Ultimately, responses to the issues depend on the quality of the photography and, to a lesser extent, on the exhibition curation. It requires from the photographers an eyes-wide-open integrity. It helps that Natasha is trained in participant observation and that Jan was a skilled photographic observer. The documentary intent is clear. Their photographs duly do what only photographs can do: freeze fire in moments of time.
The photographers do not hide their presence. Some of Jan’s images are the very essence of street photography. Some vantage points generate a powerful immediacy. Others, distanced, invite quiet contemplation. There is no mawkish sentimentality in the choice or treatment of subjects. The compositions are, at times, extremely good. War and fire consequences are allowed to speak for themselves.
Natasha has reworked some of Jan’s photos into modern prints. I prefer the historicity of the originals in Jan’s album – perhaps because the general look is the same as the general look in my family albums of the same era. The treatment of tones is more satisfying in the originals.
Various elements of Natasha’s photos echo those that appear in Jan’s. She has curated some of them as pairs. This can work well as in “St Servatius Bridge, 1944” paired with “Burnt out shed, Plumwood Mountain, 2020”.
Natasha’s moist snail in “Newly emerged snail after fire, 2020”, slides across a burnt substrate. It is counter-intuitive and is a fresh image in the crowded and sometimes hackneyed fires genre. It serves as a metaphor: one must have hope, pick up the pieces, and move on.

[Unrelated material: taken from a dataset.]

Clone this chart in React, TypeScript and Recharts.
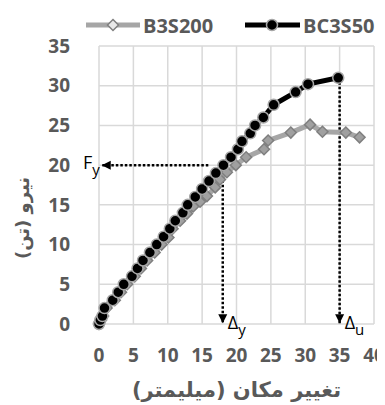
import React from 'react';
import { LineChart, Line, XAxis, YAxis, CartesianGrid } from 'recharts';

const seriesNames = ['B3S200', 'BC3S50'];

const b3s200Disp = [0, 0.3, 0.6, 1.1, 2.3, 3.2, 4.1, 5.2, 6.1, 7.0, 8.1, 9.1, 10.1, 10.7, 11.8, 12.8, 13.7, 14.7, 15.7, 16.9, 17.6, 18.6, 19.9, 21.4, 24.0, 24.6, 27.9, 30.7, 32.5, 35.9, 37.9];
const b3s200Load = [0, 0.5, 1, 2, 3, 4, 5, 6, 7, 8, 9, 10, 10.9, 12, 13, 13.9, 14.8, 15.4, 16.1, 17.2, 18.2, 19.1, 20.0, 21.0, 22.0, 23.1, 24.1, 25.1, 24.2, 24.1, 23.5];

const bc3s50Disp = [0, 0.2, 0.5, 0.8, 2.0, 2.8, 3.6, 4.8, 5.6, 6.4, 7.4, 8.4, 9.4, 10.3, 11.1, 12.2, 12.9, 14.0, 15.0, 16.0, 17.0, 18.1, 19.2, 20.2, 20.8, 22.0, 22.7, 23.9, 25.4, 28.6, 30.4, 34.8];
const bc3s50Load = [0, 0.5, 1, 2, 3, 4, 5, 6, 7, 8, 9, 10, 11, 12, 13, 14, 15, 16, 17, 18, 19, 20, 21, 22, 23, 24, 25, 26, 27.6, 29.2, 30.2, 31.0];

const fyArrowX = [15.9, 0.4];
const fyArrowY = [20, 20];
const dyArrowX = [18, 18];
const dyArrowY = [18.1, 0.1];
const duArrowX = [35, 35];
const duArrowY = [31, 0.1];

const xTicks = [0, 5, 10, 15, 20, 25, 30, 35, 40];
const yTicks = [0, 5, 10, 15, 20, 25, 30, 35];

const xTitle = 'تغییر مکان (میلیمتر)';
const yTitle = 'نیرو (تن)';

const zip = (xs: number[], ys: number[]) => xs.map((x, i) => ({ x, y: ys[i] }));

const b3s200Data = zip(b3s200Disp, b3s200Load);
const bc3s50Data = zip(bc3s50Disp, bc3s50Load);
const fyData = zip(fyArrowX, fyArrowY);
const dyData = zip(dyArrowX, dyArrowY);
const duData = zip(duArrowX, duArrowY);

const GRAY = '#a6a6a6';
const DARKGRAY = '#7f7f7f';
const TEXT = '#595959';
const NUMFONT = '"Open Sans", "Liberation Sans", sans-serif';
const FAFONT = '"DejaVu Sans", sans-serif';

const Diamond = (props: any) => {
  const { cx, cy, index } = props;
  if (cx == null || cy == null) return <g key={`d${index}`} />;
  const s = 5.5;
  return (
    <path
      key={`d${index}`}
      d={`M${cx},${cy - s} L${cx + s},${cy} L${cx},${cy + s} L${cx - s},${cy} Z`}
      fill="#a0a0a0"
      stroke={DARKGRAY}
      strokeWidth={1.5}
    />
  );
};

const Circle = (props: any) => {
  const { cx, cy, index } = props;
  if (cx == null || cy == null) return <g key={`c${index}`} />;
  return <circle key={`c${index}`} cx={cx} cy={cy} r={5.5} fill="#000" stroke={GRAY} strokeWidth={1.5} />;
};

const arrowDot = (dir: 'left' | 'down', main: string, sub: string) => (props: any) => {
  const { cx, cy, index } = props;
  if (index !== 1 || cx == null) return <g key={`a${index}`} />;
  const L = 9;
  const W = 4.5;
  const tri =
    dir === 'left'
      ? `M${cx},${cy} L${cx + L},${cy - W} L${cx + L},${cy + W} Z`
      : `M${cx},${cy} L${cx - W},${cy - L} L${cx + W},${cy - L} Z`;
  const label =
    dir === 'left' ? (
      <text x={cx - 2} y={cy + 4} textAnchor="end" fontFamily={NUMFONT} fontSize={18} fill="#000">
        {main}
        <tspan dy={6} fontSize={15}>{sub}</tspan>
      </text>
    ) : (
      <text x={cx + 5} y={cy + 6} textAnchor="start" fontFamily={NUMFONT} fontSize={18} fill="#000">
        {main}
        <tspan dy={6} fontSize={15}>{sub}</tspan>
      </text>
    );
  return (
    <g key={`a${index}`}>
      <path d={tri} fill="#000" stroke="none" />
      {label}
    </g>
  );
};

const LegendBox = () => (
  <svg width={377} height={26} style={{ position: 'absolute', left: 0, top: 4, display: 'block' }}>
    <line x1={78} y1={13} x2={132} y2={13} stroke={GRAY} strokeWidth={5} />
    <path d="M105,7.5 L110.5,13 L105,18.5 L99.5,13 Z" fill="#e8e8e8" stroke={DARKGRAY} strokeWidth={1.5} />
    <text x={135} y={13} dominantBaseline="central" fontFamily={NUMFONT} fontWeight="bold" fontSize={20} fill={TEXT}>
      {seriesNames[0]}
    </text>
    <line x1={237} y1={13} x2={292} y2={13} stroke="#000" strokeWidth={5} />
    <circle cx={264} cy={13} r={5.5} fill="#000" stroke={GRAY} strokeWidth={1.5} />
    <text x={295} y={13} dominantBaseline="central" fontFamily={NUMFONT} fontWeight="bold" fontSize={20} fill={TEXT}>
      {seriesNames[1]}
    </text>
  </svg>
);

const XTitle = (props: any) => {
  const vb = props.viewBox || {};
  return (
    <text
      x={vb.x + vb.width / 2}
      y={vb.y + 66}
      textAnchor="middle"
      dominantBaseline="central"
      fontFamily={FAFONT}
      fontWeight="bold"
      fontSize={21}
      fill={TEXT}
    >
      {xTitle}
    </text>
  );
};

const YTitle = (props: any) => {
  const vb = props.viewBox || {};
  const cx = 14;
  const cy = vb.y + vb.height / 2 + 33;
  return (
    <text
      x={cx}
      y={cy}
      transform={`rotate(-90, ${cx}, ${cy})`}
      textAnchor="middle"
      dominantBaseline="central"
      fontFamily={FAFONT}
      fontWeight="bold"
      fontSize={18}
      fill={TEXT}
    >
      {yTitle}
    </text>
  );
};

export default function App() {
  return (
    <div style={{ width: 377, height: 397, position: 'relative' }}>
      <LineChart width={377} height={397} margin={{ top: 38, right: 11, left: 0, bottom: 0 }}>
        <CartesianGrid stroke="#d9d9d9" strokeWidth={1.5} />
        <XAxis
          type="number"
          dataKey="x"
          domain={[0, 40]}
          ticks={xTicks}
          interval={0}
          axisLine={false}
          tickLine={false}
          tickMargin={19}
          height={81}
          tick={{ fill: TEXT, fontFamily: NUMFONT, fontWeight: 'bold', fontSize: 19 }}
          label={<XTitle />}
        />
        <YAxis
          type="number"
          dataKey="y"
          domain={[0, 35]}
          ticks={yTicks}
          interval={0}
          axisLine={false}
          tickLine={false}
          tickMargin={23}
          width={91}
          tick={{ fill: TEXT, fontFamily: NUMFONT, fontWeight: 'bold', fontSize: 19 }}
          label={<YTitle />}
        />
        <Line
          data={fyData}
          dataKey="y"
          stroke="#000"
          strokeWidth={2.5}
          strokeDasharray="2.5 2"
          dot={arrowDot('left', 'F', 'y')}
          activeDot={false}
          legendType="none"
          isAnimationActive={false}
        />
        <Line
          data={dyData}
          dataKey="y"
          stroke="#000"
          strokeWidth={2.5}
          strokeDasharray="2.5 2"
          dot={arrowDot('down', 'Δ', 'y')}
          activeDot={false}
          legendType="none"
          isAnimationActive={false}
        />
        <Line
          data={duData}
          dataKey="y"
          stroke="#000"
          strokeWidth={2.5}
          strokeDasharray="2.5 2"
          dot={arrowDot('down', 'Δ', 'u')}
          activeDot={false}
          legendType="none"
          isAnimationActive={false}
        />
        <Line
          name={seriesNames[0]}
          data={b3s200Data}
          dataKey="y"
          stroke={GRAY}
          strokeWidth={5}
          dot={Diamond}
          activeDot={false}
          isAnimationActive={false}
        />
        <Line
          name={seriesNames[1]}
          data={bc3s50Data}
          dataKey="y"
          stroke="#000"
          strokeWidth={5}
          dot={Circle}
          activeDot={false}
          isAnimationActive={false}
        />
      </LineChart>
      <LegendBox />
    </div>
  );
}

The Fijn family, like so very many families who now live in safe-haven Australia, was torn adrift by war. They migrated first to NZ then to Australia. This multi-generational exhibition is an expression of shared loss, gain, despair and hope. Ironically, in escaping the fires of war, the family now faces a war with fires.
This exhibition will touch raw nerves for many Australians. As for war, so for fire.
Concurrently exhibited at PhotoAccess are “Eating Wild Weeds” by Alex Flannery and “Archive Apparitions” by Elise DeCourcy.
This trio of photographic exhibitions is well worth a visit.